In 376, the Ostrogoths, fleeing from the Huns, received permission from the Roman emperor Valens (r. 364–378) to settle in the Roman province of Thracia. The settlement did not go smoothly, and when Roman officials mishandled the situation, the Ostrogoths began to raid and plunder Thracia. Valens, attempting to put down the disorder, was killed in battle with the Ostrogoths at the Battle of Adrianople on 9 August 378. Besides the barbarian threat from the north, internal divisions within the empire, especially within the Christian Church, caused troubles. In 400, the Visigoths invaded the Western Roman Empire and, although briefly forced back from Italy, in 410 they were able to sack the city of Rome. While the Visigoths were invading, in 406 the Alans, Vandals, and Suevi crossed into Gaul; over the next three years they spread across Gaul and in 409 crossed the Pyrenees Mountains into modern-day Spain. Other groups of barbarians took part in the movements of peoples in this time period. The Franks, Alemanni, and the Burgundians eventually all ended up in northern Gaul while the Angles, Saxons, and Jutes settled in Britain. In the 430s the Huns began invading the empire; their king Attila led invasions into the Balkans in 442 and 447, into Gaul in 451, and into Italy in 452. With Attila's death in 453, the Hunnic confederation he led fell apart. All of these invasions by the varied tribes totally rearranged the political and demographic face of what had been the Western Roman Empire.

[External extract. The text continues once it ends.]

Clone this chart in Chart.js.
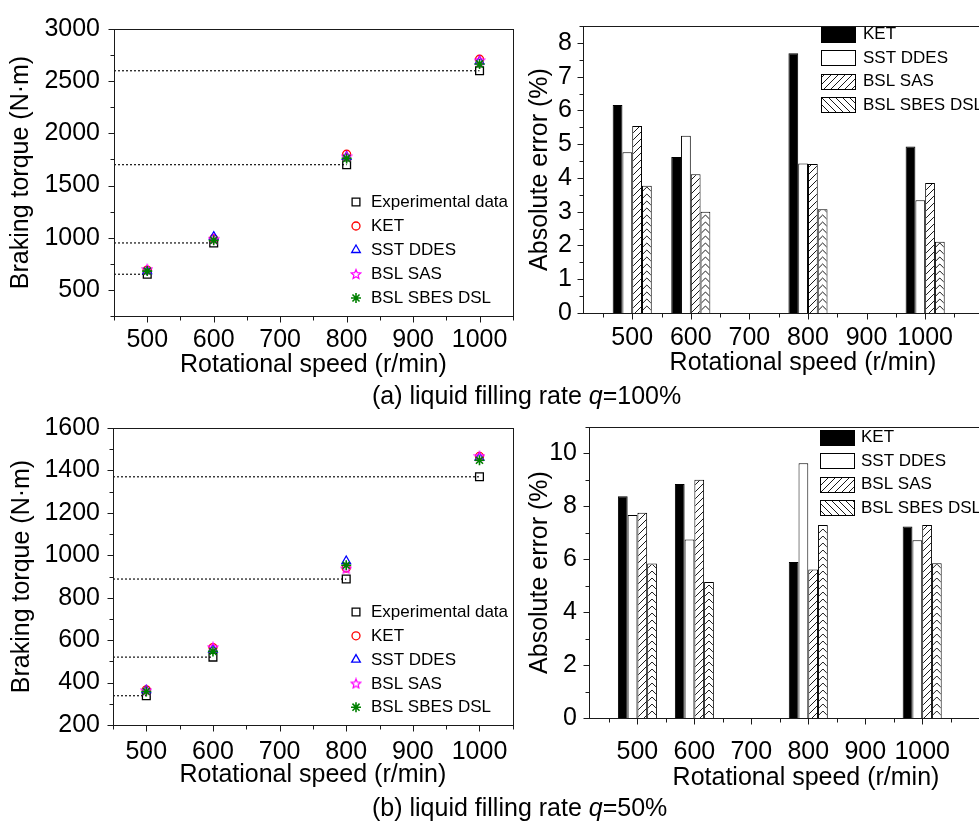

By the end of the 5th century the western section of the empire was divided into smaller political units, ruled by the tribes that had invaded in the early part of the century. The last emperor of the west, Romulus Augustulus, was deposed in 476, which has led that year to be traditionally cited as the end of the Western Roman Empire. The Eastern Roman Empire, conventionally referred to as the "Byzantine Empire" after the fall of its western counterpart, had little ability to assert control over the lost western territories. Even though Byzantine emperors maintained a claim over the territory, and no barbarian king in the west dared to elevate himself to the position of Emperor of the West, Byzantine control of most of the West could not be sustained; the reconquest of the Italian peninsula and Mediterranean periphery by Justinian was the sole, and temporary, exception.